STATED GOAL: Write out the material exactly, with the pictures left out.

>>>>

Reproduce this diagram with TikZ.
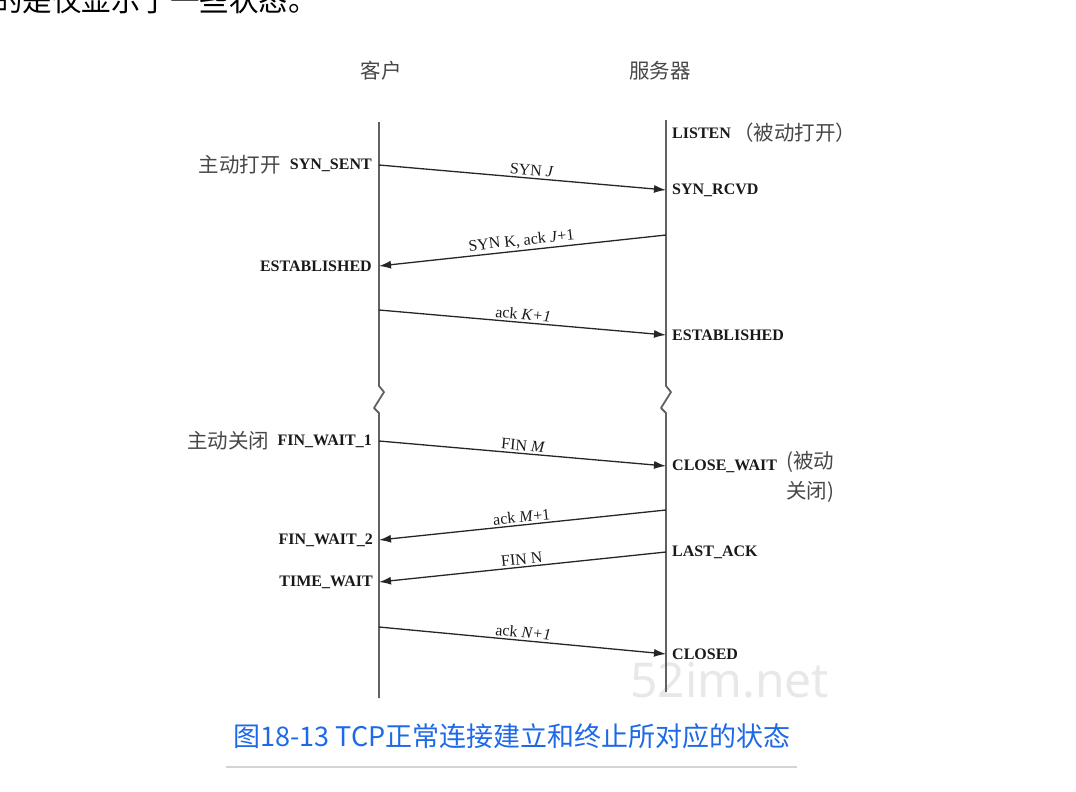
\documentclass[tikz,border=0pt]{standalone}
\usepackage{fontspec}
\setmainfont{Liberation Serif}
\newfontfamily\zhfont{Noto Sans CJK SC}
\newfontfamily\wmfont{Noto Sans}
\usetikzlibrary{arrows.meta,positioning}
\definecolor{capblue}{RGB}{30,105,232}
\definecolor{rulegray}{RGB}{212,212,212}
\tikzset{
  lifeline/.style={black!62, line width=1.8pt, line join=round},
  msg/.style={black!85, line width=1.3pt, -{Latex[length=12pt,width=8pt]}},
  state/.style={inner sep=0pt, text=black!90, font=\fontsize{16}{18}\selectfont\bfseries},
  msglabel/.style={inner sep=2pt, text=black!90, font=\fontsize{16}{18}\selectfont},
  zh/.style={inner sep=0pt, text=black!72, font=\zhfont\fontsize{20.5}{22}\selectfont},
}

\begin{document}
\begin{tikzpicture}[x=1pt,y=-1pt]
    \useasboundingbox (0,0) rectangle (1076,792);
    % Line of text cut off above the figure
    \node[anchor=base west, inner sep=0pt, font=\zhfont\fontsize{29.5}{31}\selectfont] (toptext) at (-7,11.5) {的是仅显示了一些状态。};
    % Watermark
    \node[anchor=west, inner sep=0pt, text=black!9, font=\wmfont\fontsize{48}{50}\selectfont] (watermark) at (630,680) {52im.net};
    % Headings
    \node[zh] (client) at (381,71) {客户};
    \node[zh] (server) at (660,71) {服务器};
    % Lifelines with break marks
    \draw[lifeline] (379,122) -- (379,386) -- (384,392) -- (374,408) -- (379,413) -- (379,698);
    \draw[lifeline] (666,120) -- (666,386) -- (671,392) -- (661,408) -- (666,413) -- (666,692);
    % Message end points
    \coordinate (c1) at (379,165); \coordinate (s1) at (666,190);
    \coordinate (s2) at (666,235); \coordinate (c2) at (379,266);
    \coordinate (c3) at (379,310); \coordinate (s3) at (666,335);
    \coordinate (c4) at (379,441); \coordinate (s4) at (666,466);
    \coordinate (s5) at (666,510); \coordinate (c5) at (379,540);
    \coordinate (s6) at (666,552); \coordinate (c6) at (379,582);
    \coordinate (c7) at (379,627); \coordinate (s7) at (666,654);
    % Connection setup
    \draw[msg] (c1) -- node[msglabel, sloped, above, pos=0.53] (synj) {SYN \textit{J}} (s1);
    \draw[msg] (s2) -- node[msglabel, sloped, above, pos=0.5] (synk) {SYN K, ack \textit{J}+1} (c2);
    \draw[msg] (c3) -- node[msglabel, sloped, above, pos=0.5] (ackk) {ack \textit{K+1}} (s3);
    % Connection termination
    \draw[msg] (c4) -- node[msglabel, sloped, above, pos=0.5] (finm) {FIN \textit{M}} (s4);
    \draw[msg] (s5) -- node[msglabel, sloped, above, pos=0.5] (ackm) {ack \textit{M}+1} (c5);
    \draw[msg] (s6) -- node[msglabel, sloped, above, pos=0.5] (finn) {FIN N} (c6);
    \draw[msg] (c7) -- node[msglabel, sloped, above, pos=0.5] (ackn) {ack \textit{N+1}} (s7);
    % Client states
    \node[state, left=7pt of c1] (synsent) {SYN\_SENT};
    \node[zh, left=9pt of synsent] (activeopen) {主动打开};
    \node[state, left=7pt of c2] (cestab) {ESTABLISHED};
    \node[state, left=7pt of c4] (finwait1) {FIN\_WAIT\_1};
    \node[zh, left=8pt of finwait1] (activeclose) {主动关闭};
    \node[state, left=6pt of c5] (finwait2) {FIN\_WAIT\_2};
    \node[state, left=6pt of c6] (timewait) {TIME\_WAIT};
    % Server states
    \node[state, anchor=west] (listen) at (672,133) {LISTEN};
    \node[zh, right=2pt of listen] (passiveopen) {（被动打开）};
    \node[state, right=6pt of s1] (synrcvd) {SYN\_RCVD};
    \node[state, right=6pt of s3] (sestab) {ESTABLISHED};
    \node[state, right=6pt of s4] (closewait) {CLOSE\_WAIT};
    \node[zh, anchor=west] (passiveclose) at (786,462) {(被动};
    \node[zh, anchor=west] (passiveclosetwo) at (786,492) {关闭)};
    \node[state, right=6pt of s6] (lastack) {LAST\_ACK};
    \node[state, right=6pt of s7] (closed) {CLOSED};
    % Caption
    \node[inner sep=0pt, text=capblue, font=\zhfont\fontsize{27}{29}\selectfont] (caption) at (512,736) {图18-13 TCP正常连接建立和终止所对应的状态};
    \draw[rulegray, line width=2pt] (226,767) -- (797,767);
\end{tikzpicture}
\end{document}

<<<<

TASK RESPONSE:
Reproduce this diagram with TikZ.
\documentclass[tikz,border=0pt]{standalone}
\usepackage{fontspec}
\setmainfont{Liberation Serif}
\newfontfamily\zhfont{Noto Sans CJK SC}
\newfontfamily\wmfont{Noto Sans}
\usetikzlibrary{arrows.meta,positioning}
\definecolor{capblue}{RGB}{30,105,232}
\definecolor{rulegray}{RGB}{212,212,212}
\tikzset{
  lifeline/.style={black!62, line width=1.8pt, line join=round},
  msg/.style={black!85, line width=1.3pt, -{Latex[length=12pt,width=8pt]}},
  state/.style={inner sep=0pt, text=black!90, font=\fontsize{16}{18}\selectfont\bfseries},
  msglabel/.style={inner sep=2pt, text=black!90, font=\fontsize{16}{18}\selectfont},
  zh/.style={inner sep=0pt, text=black!72, font=\zhfont\fontsize{20.5}{22}\selectfont},
}

\begin{document}
\begin{tikzpicture}[x=1pt,y=-1pt]
    \useasboundingbox (0,0) rectangle (1076,792);
    % Line of text cut off above the figure
    \node[anchor=base west, inner sep=0pt, font=\zhfont\fontsize{29.5}{31}\selectfont] (toptext) at (-7,11.5) {的是仅显示了一些状态。};
    % Watermark
    \node[anchor=west, inner sep=0pt, text=black!9, font=\wmfont\fontsize{48}{50}\selectfont] (watermark) at (630,680) {52im.net};
    % Headings
    \node[zh] (client) at (381,71) {客户};
    \node[zh] (server) at (660,71) {服务器};
    % Lifelines with break marks
    \draw[lifeline] (379,122) -- (379,386) -- (384,392) -- (374,408) -- (379,413) -- (379,698);
    \draw[lifeline] (666,120) -- (666,386) -- (671,392) -- (661,408) -- (666,413) -- (666,692);
    % Message end points
    \coordinate (c1) at (379,165); \coordinate (s1) at (666,190);
    \coordinate (s2) at (666,235); \coordinate (c2) at (379,266);
    \coordinate (c3) at (379,310); \coordinate (s3) at (666,335);
    \coordinate (c4) at (379,441); \coordinate (s4) at (666,466);
    \coordinate (s5) at (666,510); \coordinate (c5) at (379,540);
    \coordinate (s6) at (666,552); \coordinate (c6) at (379,582);
    \coordinate (c7) at (379,627); \coordinate (s7) at (666,654);
    % Connection setup
    \draw[msg] (c1) -- node[msglabel, sloped, above, pos=0.53] (synj) {SYN \textit{J}} (s1);
    \draw[msg] (s2) -- node[msglabel, sloped, above, pos=0.5] (synk) {SYN K, ack \textit{J}+1} (c2);
    \draw[msg] (c3) -- node[msglabel, sloped, above, pos=0.5] (ackk) {ack \textit{K+1}} (s3);
    % Connection termination
    \draw[msg] (c4) -- node[msglabel, sloped, above, pos=0.5] (finm) {FIN \textit{M}} (s4);
    \draw[msg] (s5) -- node[msglabel, sloped, above, pos=0.5] (ackm) {ack \textit{M}+1} (c5);
    \draw[msg] (s6) -- node[msglabel, sloped, above, pos=0.5] (finn) {FIN N} (c6);
    \draw[msg] (c7) -- node[msglabel, sloped, above, pos=0.5] (ackn) {ack \textit{N+1}} (s7);
    % Client states
    \node[state, left=7pt of c1] (synsent) {SYN\_SENT};
    \node[zh, left=9pt of synsent] (activeopen) {主动打开};
    \node[state, left=7pt of c2] (cestab) {ESTABLISHED};
    \node[state, left=7pt of c4] (finwait1) {FIN\_WAIT\_1};
    \node[zh, left=8pt of finwait1] (activeclose) {主动关闭};
    \node[state, left=6pt of c5] (finwait2) {FIN\_WAIT\_2};
    \node[state, left=6pt of c6] (timewait) {TIME\_WAIT};
    % Server states
    \node[state, anchor=west] (listen) at (672,133) {LISTEN};
    \node[zh, right=2pt of listen] (passiveopen) {（被动打开）};
    \node[state, right=6pt of s1] (synrcvd) {SYN\_RCVD};
    \node[state, right=6pt of s3] (sestab) {ESTABLISHED};
    \node[state, right=6pt of s4] (closewait) {CLOSE\_WAIT};
    \node[zh, anchor=west] (passiveclose) at (786,462) {(被动};
    \node[zh, anchor=west] (passiveclosetwo) at (786,492) {关闭)};
    \node[state, right=6pt of s6] (lastack) {LAST\_ACK};
    \node[state, right=6pt of s7] (closed) {CLOSED};
    % Caption
    \node[inner sep=0pt, text=capblue, font=\zhfont\fontsize{27}{29}\selectfont] (caption) at (512,736) {图18-13 TCP正常连接建立和终止所对应的状态};
    \draw[rulegray, line width=2pt] (226,767) -- (797,767);
\end{tikzpicture}
\end{document}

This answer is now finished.